- [WRITTEN REQUEST]: Please return nothing but the lines between the line holding "Give me the matplotlib source for this chart." and the line holding "in range(1, 5)]", both ends included, without the pictures.

- [EXTRACTED RECORDS]:
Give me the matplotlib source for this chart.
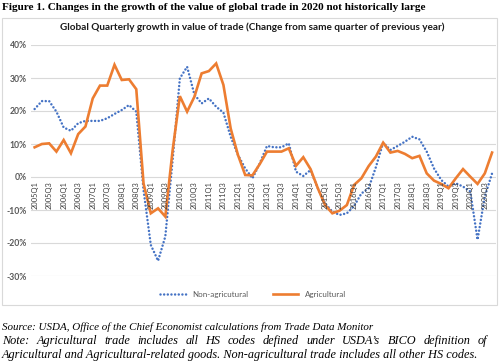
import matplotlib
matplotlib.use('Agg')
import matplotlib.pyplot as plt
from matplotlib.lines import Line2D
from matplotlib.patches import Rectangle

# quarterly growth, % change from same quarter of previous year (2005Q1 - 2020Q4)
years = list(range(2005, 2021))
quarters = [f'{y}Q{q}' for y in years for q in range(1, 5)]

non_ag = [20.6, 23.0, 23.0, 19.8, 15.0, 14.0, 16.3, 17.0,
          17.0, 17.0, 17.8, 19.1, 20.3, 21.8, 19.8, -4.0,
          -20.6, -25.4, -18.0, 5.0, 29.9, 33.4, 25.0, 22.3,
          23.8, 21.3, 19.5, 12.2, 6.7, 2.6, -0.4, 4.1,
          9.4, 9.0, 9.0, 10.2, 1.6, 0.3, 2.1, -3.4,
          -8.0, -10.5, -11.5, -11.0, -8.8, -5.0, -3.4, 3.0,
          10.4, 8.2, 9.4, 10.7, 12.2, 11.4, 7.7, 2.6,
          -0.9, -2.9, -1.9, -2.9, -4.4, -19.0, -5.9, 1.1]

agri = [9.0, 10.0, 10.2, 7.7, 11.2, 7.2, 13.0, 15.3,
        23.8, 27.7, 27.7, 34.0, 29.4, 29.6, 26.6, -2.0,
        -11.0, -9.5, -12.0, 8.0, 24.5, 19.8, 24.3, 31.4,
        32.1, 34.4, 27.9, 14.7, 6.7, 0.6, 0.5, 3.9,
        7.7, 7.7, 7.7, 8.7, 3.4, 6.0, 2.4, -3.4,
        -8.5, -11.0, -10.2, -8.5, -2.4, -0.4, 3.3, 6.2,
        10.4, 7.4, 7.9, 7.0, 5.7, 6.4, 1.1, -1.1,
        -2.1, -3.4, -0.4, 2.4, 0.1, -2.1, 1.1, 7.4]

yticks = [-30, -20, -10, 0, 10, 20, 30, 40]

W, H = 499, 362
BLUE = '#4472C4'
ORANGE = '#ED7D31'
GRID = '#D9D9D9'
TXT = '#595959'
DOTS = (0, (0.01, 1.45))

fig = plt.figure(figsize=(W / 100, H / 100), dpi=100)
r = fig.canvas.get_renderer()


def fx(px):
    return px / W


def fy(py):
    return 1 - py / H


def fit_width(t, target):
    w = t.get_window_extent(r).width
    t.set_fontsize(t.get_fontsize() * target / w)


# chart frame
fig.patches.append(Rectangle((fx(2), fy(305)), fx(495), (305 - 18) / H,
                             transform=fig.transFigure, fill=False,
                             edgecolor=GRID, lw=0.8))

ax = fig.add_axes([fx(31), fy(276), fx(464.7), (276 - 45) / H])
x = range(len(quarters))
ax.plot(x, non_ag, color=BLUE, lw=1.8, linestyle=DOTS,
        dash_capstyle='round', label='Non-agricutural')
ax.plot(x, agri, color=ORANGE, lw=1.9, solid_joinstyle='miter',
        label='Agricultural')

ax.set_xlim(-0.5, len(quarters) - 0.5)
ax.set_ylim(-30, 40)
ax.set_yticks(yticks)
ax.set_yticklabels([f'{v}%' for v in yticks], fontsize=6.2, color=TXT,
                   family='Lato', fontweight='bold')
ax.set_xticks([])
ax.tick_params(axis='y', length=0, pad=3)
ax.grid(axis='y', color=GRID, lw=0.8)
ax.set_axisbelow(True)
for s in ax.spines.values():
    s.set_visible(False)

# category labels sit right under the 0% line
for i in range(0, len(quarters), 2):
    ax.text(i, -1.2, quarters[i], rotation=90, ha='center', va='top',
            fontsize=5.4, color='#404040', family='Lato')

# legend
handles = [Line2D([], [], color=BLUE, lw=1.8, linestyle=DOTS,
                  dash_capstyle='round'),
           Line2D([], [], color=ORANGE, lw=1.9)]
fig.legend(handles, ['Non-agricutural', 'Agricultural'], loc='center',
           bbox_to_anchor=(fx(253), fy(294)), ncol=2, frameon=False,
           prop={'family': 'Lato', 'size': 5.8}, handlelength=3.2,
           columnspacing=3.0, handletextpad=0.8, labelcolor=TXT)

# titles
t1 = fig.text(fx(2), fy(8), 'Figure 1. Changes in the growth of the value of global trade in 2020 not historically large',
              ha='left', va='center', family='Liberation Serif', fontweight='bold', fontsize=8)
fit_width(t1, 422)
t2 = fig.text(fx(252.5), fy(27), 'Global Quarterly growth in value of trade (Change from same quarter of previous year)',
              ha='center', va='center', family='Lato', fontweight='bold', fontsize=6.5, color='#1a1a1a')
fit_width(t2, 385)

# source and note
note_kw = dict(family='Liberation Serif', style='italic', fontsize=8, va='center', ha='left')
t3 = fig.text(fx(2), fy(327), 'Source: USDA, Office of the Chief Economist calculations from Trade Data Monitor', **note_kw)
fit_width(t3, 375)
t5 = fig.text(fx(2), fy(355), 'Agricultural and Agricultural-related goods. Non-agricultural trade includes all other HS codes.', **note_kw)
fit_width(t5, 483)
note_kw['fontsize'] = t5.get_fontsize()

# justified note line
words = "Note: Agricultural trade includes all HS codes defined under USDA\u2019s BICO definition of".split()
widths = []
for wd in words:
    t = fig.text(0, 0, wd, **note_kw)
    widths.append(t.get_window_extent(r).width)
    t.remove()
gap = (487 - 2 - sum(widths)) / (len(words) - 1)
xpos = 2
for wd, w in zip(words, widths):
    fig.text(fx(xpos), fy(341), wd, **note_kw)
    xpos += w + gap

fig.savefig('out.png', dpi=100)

--

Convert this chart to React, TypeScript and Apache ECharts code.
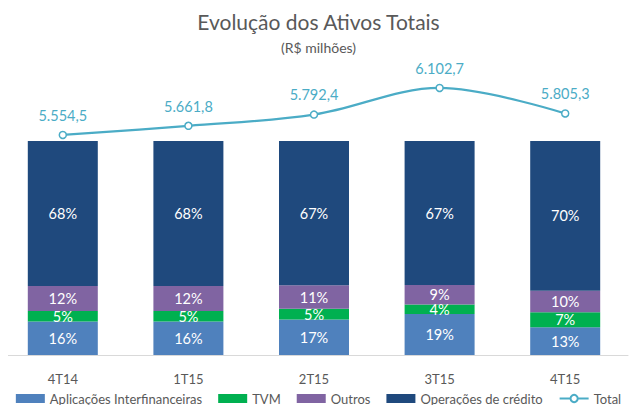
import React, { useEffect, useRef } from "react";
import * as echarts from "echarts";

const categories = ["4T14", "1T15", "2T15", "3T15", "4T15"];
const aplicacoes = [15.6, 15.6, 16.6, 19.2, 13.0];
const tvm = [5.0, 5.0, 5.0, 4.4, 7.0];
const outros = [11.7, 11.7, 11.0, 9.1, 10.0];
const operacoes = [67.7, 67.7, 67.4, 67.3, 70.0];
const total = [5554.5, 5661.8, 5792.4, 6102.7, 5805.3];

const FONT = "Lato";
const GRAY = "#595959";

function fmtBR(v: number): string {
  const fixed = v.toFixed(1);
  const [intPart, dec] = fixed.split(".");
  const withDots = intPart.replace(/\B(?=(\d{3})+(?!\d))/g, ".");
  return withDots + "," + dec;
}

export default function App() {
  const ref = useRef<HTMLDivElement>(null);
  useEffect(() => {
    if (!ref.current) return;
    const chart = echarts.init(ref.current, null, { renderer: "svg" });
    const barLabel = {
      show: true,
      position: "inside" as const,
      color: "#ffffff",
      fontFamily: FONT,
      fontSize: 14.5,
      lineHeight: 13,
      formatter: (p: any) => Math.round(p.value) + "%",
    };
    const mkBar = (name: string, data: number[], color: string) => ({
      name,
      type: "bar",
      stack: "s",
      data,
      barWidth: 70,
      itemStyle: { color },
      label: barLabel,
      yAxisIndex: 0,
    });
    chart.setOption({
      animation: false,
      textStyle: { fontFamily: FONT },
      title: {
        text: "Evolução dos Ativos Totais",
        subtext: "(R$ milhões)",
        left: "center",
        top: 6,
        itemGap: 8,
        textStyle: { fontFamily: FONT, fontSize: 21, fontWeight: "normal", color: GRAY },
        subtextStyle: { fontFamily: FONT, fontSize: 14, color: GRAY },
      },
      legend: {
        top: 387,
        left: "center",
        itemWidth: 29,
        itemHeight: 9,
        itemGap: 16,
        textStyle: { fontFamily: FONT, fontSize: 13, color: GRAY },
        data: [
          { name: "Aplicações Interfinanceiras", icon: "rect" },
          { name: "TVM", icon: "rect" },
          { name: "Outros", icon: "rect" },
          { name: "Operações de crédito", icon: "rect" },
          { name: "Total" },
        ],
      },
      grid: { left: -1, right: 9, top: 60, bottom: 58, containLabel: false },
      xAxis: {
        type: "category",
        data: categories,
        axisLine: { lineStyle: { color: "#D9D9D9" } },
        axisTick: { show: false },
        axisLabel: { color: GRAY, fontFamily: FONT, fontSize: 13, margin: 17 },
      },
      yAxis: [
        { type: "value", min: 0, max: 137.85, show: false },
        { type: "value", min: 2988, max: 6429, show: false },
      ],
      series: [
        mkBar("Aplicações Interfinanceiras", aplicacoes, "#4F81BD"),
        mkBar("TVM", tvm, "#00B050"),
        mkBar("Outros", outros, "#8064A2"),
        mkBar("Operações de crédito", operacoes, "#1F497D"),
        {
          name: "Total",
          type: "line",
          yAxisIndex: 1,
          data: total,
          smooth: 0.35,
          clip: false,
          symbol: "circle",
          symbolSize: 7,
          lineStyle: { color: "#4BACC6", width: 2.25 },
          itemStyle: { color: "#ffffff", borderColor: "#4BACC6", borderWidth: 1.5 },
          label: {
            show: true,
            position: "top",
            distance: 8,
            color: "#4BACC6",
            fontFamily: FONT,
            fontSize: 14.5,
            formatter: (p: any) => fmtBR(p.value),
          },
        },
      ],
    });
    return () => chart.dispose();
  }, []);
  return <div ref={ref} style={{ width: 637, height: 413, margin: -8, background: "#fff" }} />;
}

...

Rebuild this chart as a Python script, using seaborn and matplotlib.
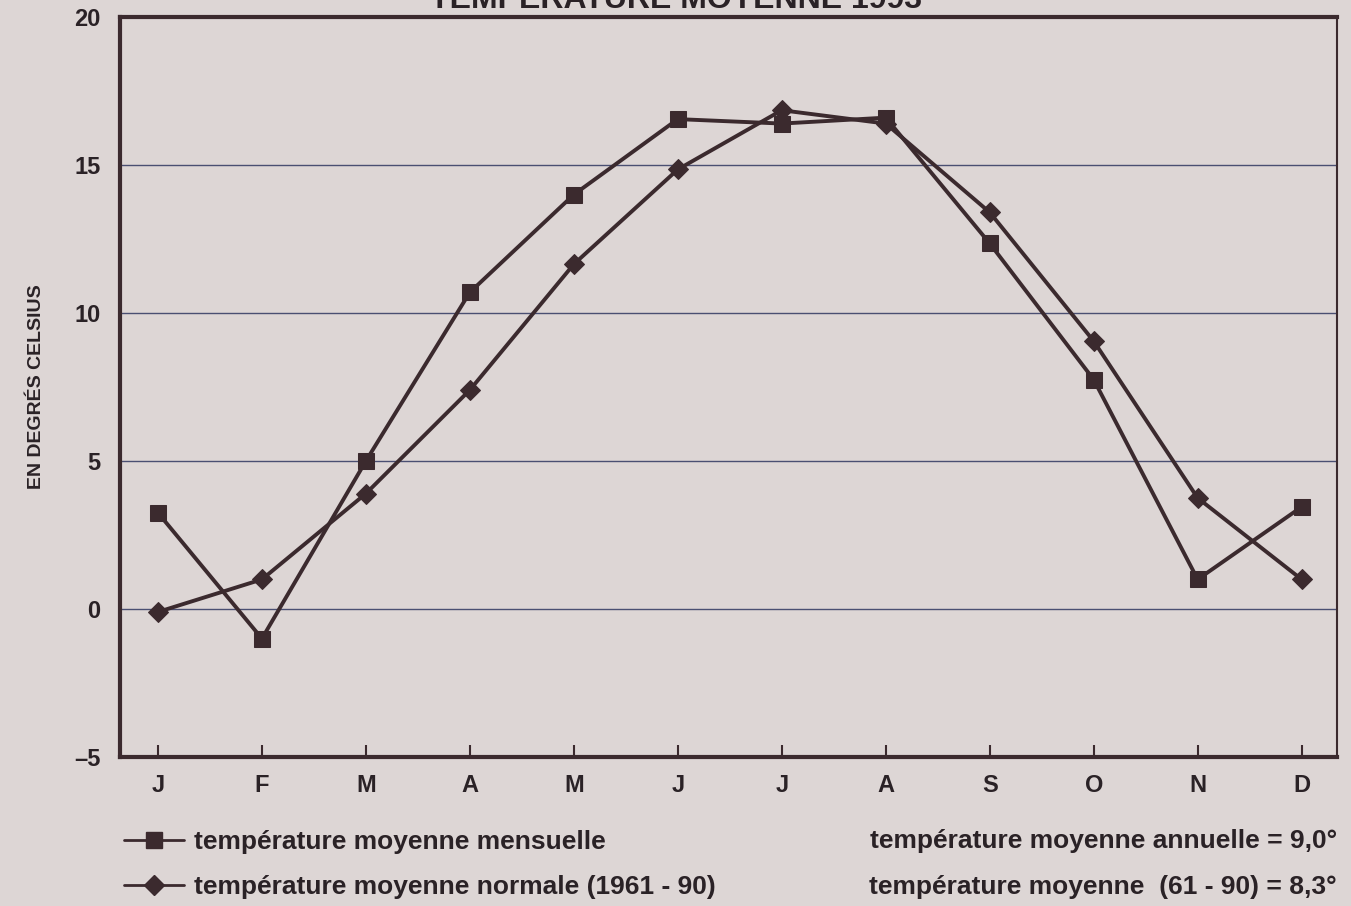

- [EXPECTED ANSWER]:
Give me the matplotlib source for this chart.
import matplotlib
matplotlib.use('Agg')
import matplotlib.pyplot as plt
from matplotlib.lines import Line2D
from matplotlib.patches import Rectangle

# quarterly growth, % change from same quarter of previous year (2005Q1 - 2020Q4)
years = list(range(2005, 2021))
quarters = [f'{y}Q{q}' for y in years for q in range(1, 5)]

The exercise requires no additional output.